Leave out the pictures, then output the lines of the records below from the first through the one containing "label_ph = [4.95, 4.65, 5.23]".

• _Material provided_

· · ·

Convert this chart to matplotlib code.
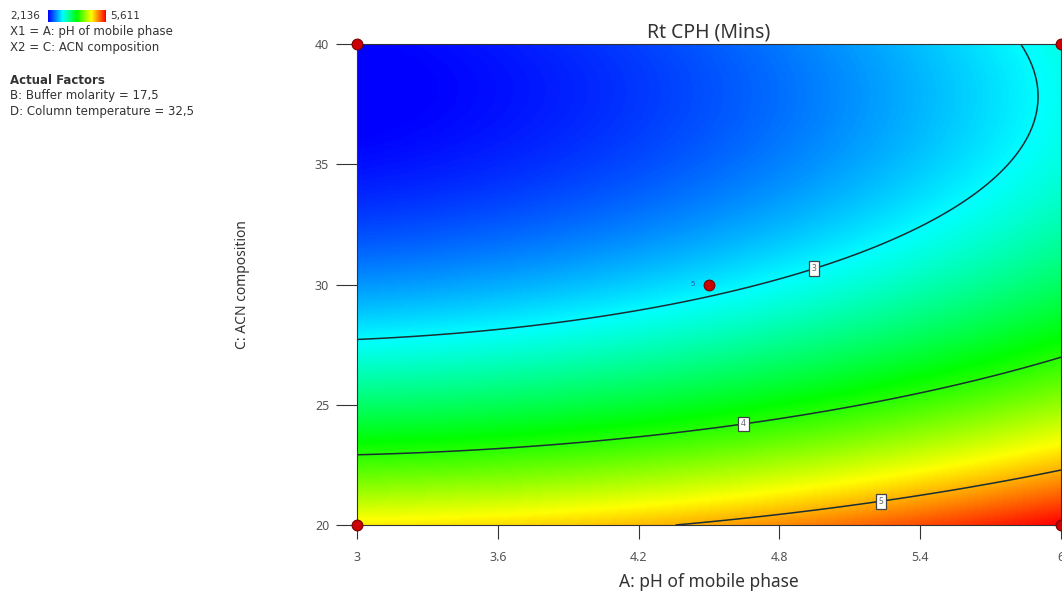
import numpy as np
import matplotlib
matplotlib.use("Agg")
import matplotlib.pyplot as plt
from matplotlib.colors import LinearSegmentedColormap

plt.rcParams['font.family'] = ['Noto Sans', 'DejaVu Sans']

# ---- data ----
title = "Rt CPH (Mins)"
x_label = "A: pH of mobile phase"
y_label = "C: ACN composition"
x_ticks = [3, 3.6, 4.2, 4.8, 5.4, 6]
y_ticks = [20, 25, 30, 35, 40]
resp_min, resp_max = 2.136, 5.611
levels = [3, 4, 5]
label_ph = [4.95, 4.65, 5.23]          # where each contour label sits (pH)

# points (pH, ACN) and response value
c3_ph  = [3.00, 3.66, 4.49, 4.99, 5.44, 5.70, 5.83, 5.90, 5.90, 5.85]
c3_acn = [27.73, 28.02, 29.31, 30.81, 32.68, 34.35, 36.01, 37.67, 38.50, 40.0]
c4_ph  = [3.00, 3.77, 4.65, 6.00]
c4_acn = [22.99, 23.20, 24.32, 26.99]
c5_ph  = [4.39, 5.23, 6.00]
c5_acn = [20.00, 21.16, 22.33]
ext_ph  = [3.0, 6.0]
ext_acn = [40.0, 20.0]
ext_val = [resp_min, resp_max]

# design points
dp_ph  = [3, 6, 3, 6, 4.5]
dp_acn = [40, 40, 20, 20, 30]
center_reps = "5"

legend_lines = ["X1 = A: pH of mobile phase", "X2 = C: ACN composition"]
actual_title = "Actual Factors"
actual_lines = ["B: Buffer molarity = 17,5", "D: Column temperature = 32,5"]

# ---- fit a quadratic response surface through the read points ----
A = np.array(c3_ph + c4_ph + c5_ph + ext_ph)
C = np.array(c3_acn + c4_acn + c5_acn + ext_acn)
Y = np.array([3] * len(c3_ph) + [4] * len(c4_ph) + [5] * len(c5_ph) + ext_val)
W = np.array([1.0] * (len(A) - 2) + [3.0, 3.0])

def design(a, c):
    a = (np.asarray(a) - 4.5) / 1.5
    c = (np.asarray(c) - 30) / 10
    return np.stack([np.ones_like(a), a, c, a * c, a * a, c * c], axis=-1)

coef, *_ = np.linalg.lstsq(design(A, C) * W[:, None], Y * W, rcond=None)

gx = np.linspace(3, 6, 400)
gy = np.linspace(20, 40, 400)
GX, GY = np.meshgrid(gx, gy)
Z = design(GX, GY) @ coef

# ---- figure ----
fig = plt.figure(figsize=(10.62, 5.96), dpi=100)
ax = fig.add_axes([357 / 1062, 71 / 596, 704 / 1062, 481 / 596])

cmap = LinearSegmentedColormap.from_list(
    "de", ["#0000ff", "#00ffff", "#00ff00", "#ffff00", "#ff0000"])
ax.imshow(Z, origin="lower", extent=[3, 6, 20, 40], aspect="auto",
          cmap=cmap, vmin=resp_min, vmax=resp_max, interpolation="bilinear")
cs = ax.contour(GX, GY, Z, levels=levels, colors="#1a2e33", linewidths=1.1)

for lev, segs, lp in zip(levels, cs.allsegs, label_ph):
    pts = np.vstack(segs)
    i = np.argmin(np.abs(pts[:, 0] - lp))
    ax.text(pts[i, 0], pts[i, 1], str(lev), fontsize=6, ha="center", va="center",
            color="#666666",
            bbox=dict(boxstyle="square,pad=0.35", fc="white", ec="#444444", lw=0.9),
            zorder=5)

ax.scatter(dp_ph, dp_acn, s=60, color="#cc0000", edgecolor="#7a0000",
           linewidths=0.8, zorder=6, clip_on=False)
ax.annotate(center_reps, (dp_ph[-1], dp_acn[-1]), xytext=(-12, 0),
            textcoords="offset points", fontsize=5.5, color="#3355aa",
            ha="center", va="center")

ax.set_xlim(3, 6)
ax.set_ylim(20, 40)
ax.set_xticks(x_ticks)
ax.set_xticklabels([f"{t:g}" for t in x_ticks])
ax.set_yticks(y_ticks)
ax.tick_params(axis="x", direction="out", length=10, width=0.8,
               color="#333333", labelsize=9, labelcolor="#555555", pad=9)
ax.tick_params(axis="y", direction="out", length=15, width=0.8,
               color="#333333", labelsize=9, labelcolor="#555555", pad=5)
for s in ax.spines.values():
    s.set_color("#333333")
    s.set_linewidth(0.8)
ax.set_title(title, fontsize=14, color="#333333", pad=5)
ax.set_xlabel(x_label, fontsize=12.5, color="#333333", labelpad=6)
ax.set_ylabel(y_label, fontsize=10, color="#333333", labelpad=47)

# small legend colour bar
cax = fig.add_axes([48 / 1062, 574 / 596, 58 / 1062, 12 / 596])
cax.imshow(np.linspace(0, 1, 200)[None, :], aspect="auto", cmap=cmap)
cax.set_xticks([])
cax.set_yticks([])
for s in cax.spines.values():
    s.set_visible(False)

fs = 8.5
fam = ['DejaVu Sans']
fig.text(10 / 1062, 1 - 16 / 596, f"{resp_min:.3f}".replace(".", ","),
         fontsize=7.5, family=fam, va="center", color="#333333")
fig.text(110 / 1062, 1 - 16 / 596, f"{resp_max:.3f}".replace(".", ","),
         fontsize=7.5, family=fam, va="center", color="#333333")
for k, t in enumerate(legend_lines):
    fig.text(10 / 1062, 1 - (32 + 16 * k) / 596, t, fontsize=fs, family=fam,
             va="center", color="#333333")
fig.text(10 / 1062, 1 - 80 / 596, actual_title, fontsize=fs, family=fam,
         va="center", weight="bold", color="#333333")
for k, t in enumerate(actual_lines):
    fig.text(10 / 1062, 1 - (96 + 16 * k) / 596, t, fontsize=fs, family=fam,
             va="center", color="#333333")

fig.savefig("out.png", dpi=100)
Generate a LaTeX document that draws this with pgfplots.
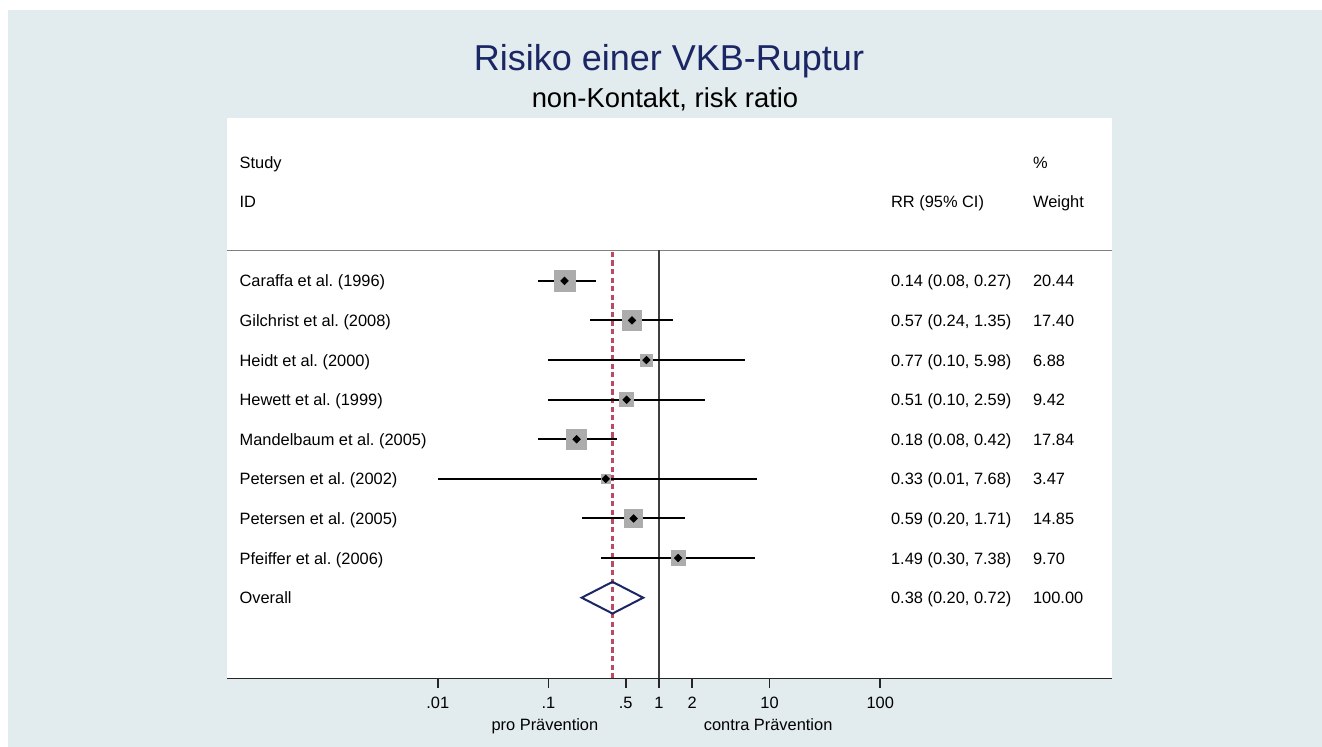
\documentclass[border=0pt]{standalone}
\usepackage{fontspec}
\setmainfont{Liberation Sans}
\usepackage{pgfplots}
\pgfplotsset{compat=1.18}
\usepackage{pgfplotstable}
\definecolor{bg}{RGB}{226,235,237}
\definecolor{navy}{RGB}{27,38,100}
\definecolor{boxgray}{RGB}{172,172,172}
\definecolor{refred}{RGB}{185,75,100}

\pgfplotstableread{
y rr lo hi w
9 0.14 0.08 0.27 20.44
8 0.57 0.24 1.35 17.40
7 0.77 0.10 5.98 6.88
6 0.51 0.10 2.59 9.42
5 0.18 0.08 0.42 17.84
4 0.33 0.01 7.68 3.47
3 0.59 0.20 1.71 14.85
2 1.49 0.30 7.38 9.70
}\studies

\newcommand{\rowfont}{\fontsize{8.2}{10}\selectfont}
\tikzset{rt/.style={anchor=base west, yshift=-3pt, inner sep=0pt, font=\rowfont}}
\begin{document}
\frenchspacing
\begin{tikzpicture}[x=1pt,y=1pt]
\useasboundingbox (0,0) rectangle (661,373.5);
\fill[white] (0,0) rectangle (661,373.5);
\fill[bg] (4,0) rectangle (661,368.5);
\node[font=\fontsize{18}{20}\selectfont, text=navy] at (334.5,343) {Risiko einer VKB-Ruptur};
\node[font=\fontsize{13.7}{16}\selectfont] at (332.5,324) {non-Kontakt, risk ratio};
\begin{axis}[
  at={(113.5pt,34.25pt)}, anchor=south west,
  width=442.5pt, height=280pt, scale only axis,
  xmode=log, xmin=1.242e-4, xmax=1.247e4,
  ymin=-1.04, ymax=13.1,
  axis background/.style={fill=white},
  axis line style={draw=none},
  ytick=\empty,
  xtick={0.01,0.1,0.5,1,2,10,100},
  xticklabels={.01,.1,.5,1,2,10,100},
  xminorticks=false,
  xtick pos=left,
  xtick align=outside, major tick length=4.7pt,
  xtick style={draw=black!85, line width=0.8pt},
  xticklabel style={font=\rowfont, yshift=-1pt},
  /pgf/number format/assume math mode=true,
  clip=false,
]
% header
\node[rt] at (axis cs:1.603e-4,12) {Study};
\node[rt] at (axis cs:1.603e-4,11) {ID};
\node[rt] at (axis cs:124.4,11) {RR (95\% CI)};
\node[rt] at (axis cs:2393,12) {\%};
\node[rt] at (axis cs:2393,11) {Weight};
\addplot[gray, line width=0.6pt] coordinates {(1.242e-4,9.77) (1.247e4,9.77)};
% bottom axis line
\addplot[black!85, line width=0.75pt] coordinates {(1.242e-4,-1.04) (1.247e4,-1.04)};
% reference lines
\addplot[black!75, line width=1pt] coordinates {(1,-1.04) (1,9.77)};
\addplot[refred, line width=1.1pt, dash pattern=on 2.6pt off 1.7pt] coordinates {(0.38,-1.04) (0.38,9.77)};
% weight boxes
\addplot[scatter, only marks, mark=square*,
  mark options={draw=boxgray, fill=boxgray},
  scatter/use mapped color={draw=boxgray, fill=boxgray},
  visualization depends on={1.163*sqrt(\thisrow{w}) \as \msz},
  scatter/@pre marker code/.append style={/tikz/mark size=\msz pt}]
  table[x=rr, y=y] {\studies};
% confidence intervals
\addplot[draw=none, mark=none,
  error bars/.cd, x dir=both, x explicit, error mark=none,
  error bar style={line width=1pt, black}]
  table[x=rr, y=y, x error plus expr=\thisrow{hi}-\thisrow{rr}, x error minus expr=\thisrow{rr}-\thisrow{lo}] {\studies};
% point estimates
\addplot[only marks, mark=square*, mark size=1.3pt, mark options={rotate=45}, black] table[x=rr, y=y] {\studies};
% overall
\addplot[navy, line width=1pt, line join=miter] coordinates {(0.20,1) (0.38,1.40) (0.72,1) (0.38,0.60)} -- cycle;
% row texts
\node[rt] at (axis cs:1.603e-4,9) {Caraffa et al. (1996)};
\node[rt] at (axis cs:1.603e-4,8) {Gilchrist et al. (2008)};
\node[rt] at (axis cs:1.603e-4,7) {Heidt et al. (2000)};
\node[rt] at (axis cs:1.603e-4,6) {Hewett et al. (1999)};
\node[rt] at (axis cs:1.603e-4,5) {Mandelbaum et al. (2005)};
\node[rt] at (axis cs:1.603e-4,4) {Petersen et al. (2002)};
\node[rt] at (axis cs:1.603e-4,3) {Petersen et al. (2005)};
\node[rt] at (axis cs:1.603e-4,2) {Pfeiffer et al. (2006)};
\node[rt] at (axis cs:1.603e-4,1) {Overall};
\node[rt] at (axis cs:124.4,9) {0.14 (0.08, 0.27)};
\node[rt] at (axis cs:124.4,8) {0.57 (0.24, 1.35)};
\node[rt] at (axis cs:124.4,7) {0.77 (0.10, 5.98)};
\node[rt] at (axis cs:124.4,6) {0.51 (0.10, 2.59)};
\node[rt] at (axis cs:124.4,5) {0.18 (0.08, 0.42)};
\node[rt] at (axis cs:124.4,4) {0.33 (0.01, 7.68)};
\node[rt] at (axis cs:124.4,3) {0.59 (0.20, 1.71)};
\node[rt] at (axis cs:124.4,2) {1.49 (0.30, 7.38)};
\node[rt] at (axis cs:124.4,1) {0.38 (0.20, 0.72)};
\node[rt] at (axis cs:2393,9) {20.44};
\node[rt] at (axis cs:2393,8) {17.40};
\node[rt] at (axis cs:2393,7) {6.88};
\node[rt] at (axis cs:2393,6) {9.42};
\node[rt] at (axis cs:2393,5) {17.84};
\node[rt] at (axis cs:2393,4) {3.47};
\node[rt] at (axis cs:2393,3) {14.85};
\node[rt] at (axis cs:2393,2) {9.70};
\node[rt] at (axis cs:2393,1) {100.00};
% direction labels
\node[anchor=base, font=\rowfont, inner sep=0pt] at (axis cs:0.093,-2.35) {pro Prävention};
\node[anchor=base, font=\rowfont, inner sep=0pt] at (axis cs:9.7,-2.35) {contra Prävention};
\end{axis}
\end{tikzpicture}
\end{document}
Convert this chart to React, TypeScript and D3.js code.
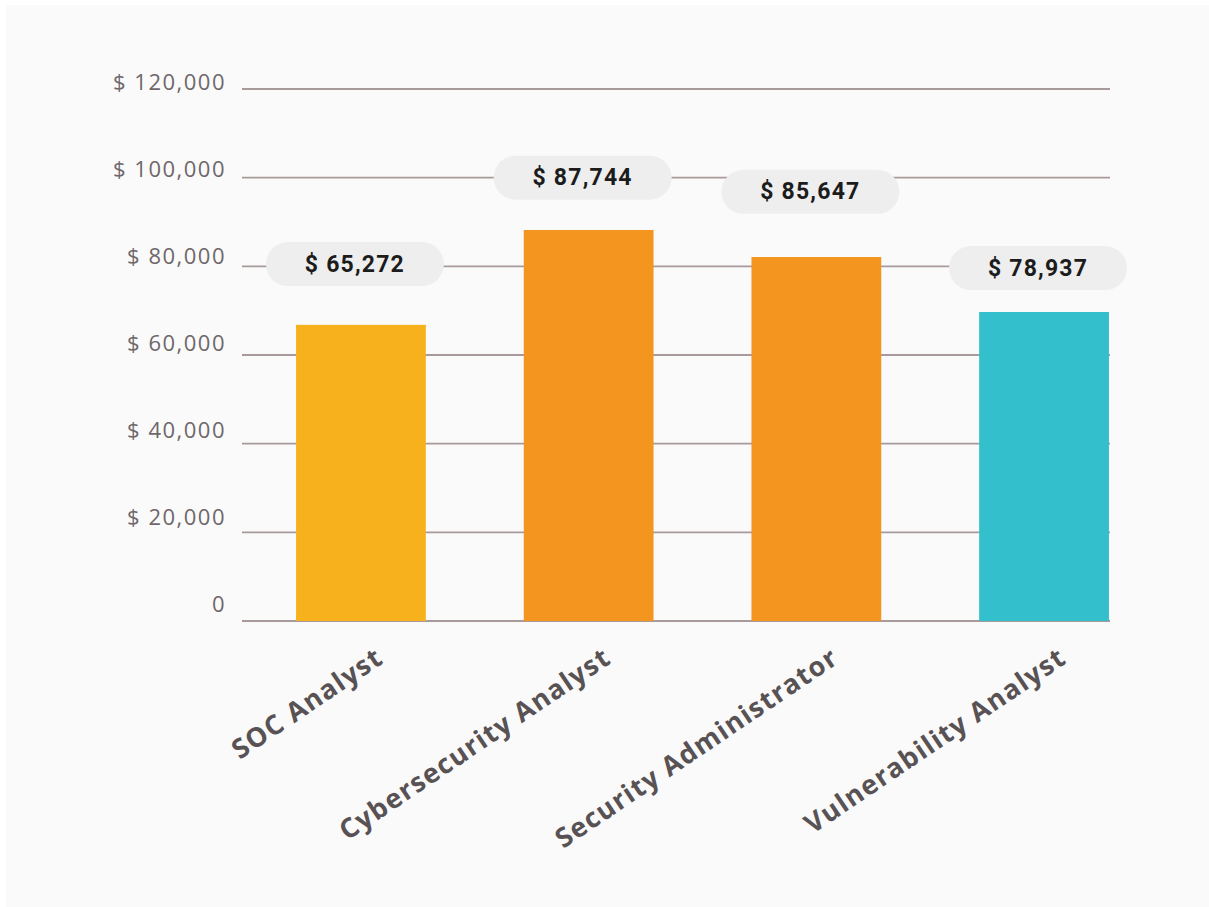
import React from "react";
import * as d3 from "d3";

const categories = ["SOC Analyst", "Cybersecurity Analyst", "Security Administrator", "Vulnerability Analyst"];
// bar heights as drawn in the picture
const barValues = [66800, 88200, 82100, 69700];
// printed labels
const valueLabels = ["$ 65,272", "$ 87,744", "$ 85,647", "$ 78,937"];
// vertical anchor of each label pill (in axis units)
const labelAnchors = [80500, 100000, 96800, 79600];
const barColors = ["#F6B11D", "#F4951F", "#F4951F", "#33BFCB"];
const tickValues = [0, 20000, 40000, 60000, 80000, 100000, 120000];
const tickLabels = ["0", "$ 20,000", "$ 40,000", "$ 60,000", "$ 80,000", "$ 100,000", "$ 120,000"];

const W = 1209;
const H = 907;

export default function App() {
  const y = d3.scaleLinear().domain([0, 120000]).range([621, 89]);
  const yLabel = d3.scaleLinear().domain([0, 120000]).range([603, 81]);
  const x = d3
    .scaleBand<string>()
    .domain(categories)
    .range([243, 1162])
    .paddingInner(0.43)
    .paddingOuter(0.233);

  const pillW = 178;
  const pillH = 44;

  return (
    <div style={{ position: "absolute", left: 0, top: 0 }}>
      <svg width={W} height={H} viewBox={`0 0 ${W} ${H}`} style={{ display: "block" }}>
        <rect x={0} y={0} width={W} height={H} fill="#ffffff" />
        <rect x={6} y={5} width={W - 6} height={H - 5} fill="#fafafa" />
        {/* gridlines */}
        {tickValues.map((v) => (
          <line
            key={"g" + v}
            x1={242}
            x2={1110}
            y1={y(v)}
            y2={y(v)}
            stroke="#a89a9a"
            strokeWidth={1.8}
          />
        ))}
        {/* tick labels */}
        {tickValues.map((v, i) => (
          <text
            key={"t" + v}
            x={226}
            y={yLabel(v)}
            textAnchor="end"
            dominantBaseline="central"
            fontFamily="'Open Sans', sans-serif"
            fontSize={22}
            letterSpacing={1.5}
            fill="#6f6769"
          >
            {tickLabels[i]}
          </text>
        ))}
        {/* bars */}
        {categories.map((c, i) => (
          <rect
            key={"b" + c}
            x={x(c)}
            y={y(barValues[i])}
            width={x.bandwidth()}
            height={y(0) - y(barValues[i])}
            fill={barColors[i]}
          />
        ))}
        {/* value pills */}
        {categories.map((c, i) => {
          const cx = (x(c) as number) + x.bandwidth() / 2 - 6;
          const cy = y(labelAnchors[i]);
          return (
            <g key={"p" + c}>
              <rect
                x={cx - pillW / 2}
                y={cy - pillH / 2}
                width={pillW}
                height={pillH}
                rx={22}
                fill="#eeeeee"
              />
              <text
                x={cx}
                y={cy}
                textAnchor="middle"
                dominantBaseline="central"
                fontFamily="Roboto, sans-serif"
                fontWeight={700}
                fontSize={23}
                letterSpacing={1.2}
                fill="#1c1c1c"
              >
                {valueLabels[i]}
              </text>
            </g>
          );
        })}
        {/* category labels */}
        {categories.map((c) => {
          const ex = (x(c) as number) + x.bandwidth() / 2 + 24;
          const ey = 662;
          return (
            <text
              key={"c" + c}
              transform={`translate(${ex},${ey}) rotate(-34)`}
              textAnchor="end"
              fontFamily="'Open Sans', sans-serif"
              fontWeight={700}
              fontSize={27}
              letterSpacing={1.2}
              fill="#585254"
            >
              {c}
            </text>
          );
        })}
      </svg>
    </div>
  );
}
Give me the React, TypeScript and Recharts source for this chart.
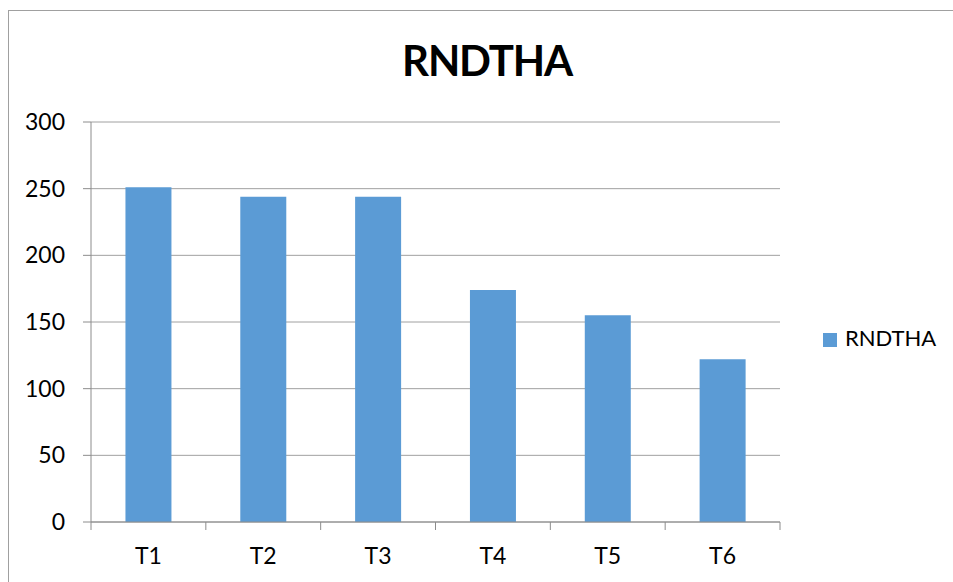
import { BarChart, Bar, XAxis, YAxis, CartesianGrid } from "recharts";

// values
const categories = ["T1", "T2", "T3", "T4", "T5", "T6"];
const rndtha = [251, 244, 244, 174, 155, 122];
const yTicks = [0, 50, 100, 150, 200, 250, 300];
const seriesName = "RNDTHA";
const chartTitle = "RNDTHA";

const data = categories.map((name, i) => ({ name, rndtha: rndtha[i] }));

const W = 953;
const H = 582;
const MARGIN = { top: 122, right: 173, bottom: 0, left: 0 };
const Y_AXIS_W = 91;
const X_AXIS_H = 60;
const TICK_SIZE = 8;
const TICK_MARGIN = 18;
const BAND = (W - MARGIN.left - MARGIN.right - Y_AXIS_W) / categories.length;

const FONT = "Lato, 'Open Sans', sans-serif";
const BAR = "#5b9bd5";
const AXIS = "#8c8c8c";
const GRID = "#a0a0a0";

function CategoryTick(props: any) {
  const { x, y, payload, index } = props;
  const axisY = y - TICK_SIZE - TICK_MARGIN;
  const left = x - BAND / 2;
  const right = x + BAND / 2;
  return (
    <g>
      <line x1={left} x2={left} y1={axisY} y2={axisY + TICK_SIZE} stroke={AXIS} />
      {index === categories.length - 1 && (
        <line x1={right} x2={right} y1={axisY} y2={axisY + TICK_SIZE} stroke={AXIS} />
      )}
      <text
        x={x}
        y={y}
        dy="0.71em"
        textAnchor="middle"
        fontFamily={FONT}
        fontSize={23}
        fill="#000"
      >
        {payload.value}
      </text>
    </g>
  );
}

export default function App() {
  return (
    <div
      style={{
        position: "absolute",
        left: 0,
        top: 0,
        width: W,
        height: H,
        overflow: "hidden",
        background: "#fff",
        fontFamily: FONT,
      }}
    >
      {/* chart frame, runs off the right and bottom edges */}
      <div
        style={{
          position: "absolute",
          left: 8,
          top: 10,
          width: 1000,
          height: 1000,
          border: `1px solid ${GRID}`,
        }}
      />
      <div
        style={{
          position: "absolute",
          left: 387,
          top: 39,
          width: 200,
          textAlign: "center",
          fontSize: 42,
          lineHeight: "42px",
          fontWeight: 700,
          letterSpacing: -1.2,
          color: "#000",
        }}
      >
        {chartTitle}
      </div>
      <div style={{ position: "absolute", left: 0, top: 0 }}>
        <BarChart width={W} height={H} data={data} margin={MARGIN} barCategoryGap="30%">
          <CartesianGrid vertical={false} stroke={GRID} strokeWidth={1} />
          <YAxis
            domain={[0, 300]}
            ticks={yTicks}
            width={Y_AXIS_W}
            tickSize={TICK_SIZE}
            tickMargin={18}
            axisLine={{ stroke: AXIS }}
            tickLine={{ stroke: AXIS }}
            tick={{ fontFamily: FONT, fontSize: 23, fill: "#000" }}
          />
          <XAxis
            dataKey="name"
            height={X_AXIS_H}
            tickSize={TICK_SIZE}
            tickMargin={TICK_MARGIN}
            axisLine={{ stroke: AXIS }}
            tickLine={false}
            interval={0}
            tick={<CategoryTick />}
          />
          <Bar dataKey="rndtha" name={seriesName} fill={BAR} isAnimationActive={false} />
        </BarChart>
      </div>
      <div
        style={{
          position: "absolute",
          left: 823,
          top: 333,
          width: 14,
          height: 14,
          background: BAR,
        }}
      />
      <div
        style={{
          position: "absolute",
          left: 845,
          top: 327,
          fontSize: 22,
          lineHeight: "22px",
          color: "#000",
        }}
      >
        {seriesName}
      </div>
    </div>
  );
}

· · ·

• _Task result_
Convert this chart to matplotlib code.
import numpy as np
import matplotlib
matplotlib.use("Agg")
import matplotlib.pyplot as plt
from matplotlib.colors import LinearSegmentedColormap

plt.rcParams['font.family'] = ['Noto Sans', 'DejaVu Sans']

# ---- data ----
title = "Rt CPH (Mins)"
x_label = "A: pH of mobile phase"
y_label = "C: ACN composition"
x_ticks = [3, 3.6, 4.2, 4.8, 5.4, 6]
y_ticks = [20, 25, 30, 35, 40]
resp_min, resp_max = 2.136, 5.611
levels = [3, 4, 5]
label_ph = [4.95, 4.65, 5.23]          # where each contour label sits (pH)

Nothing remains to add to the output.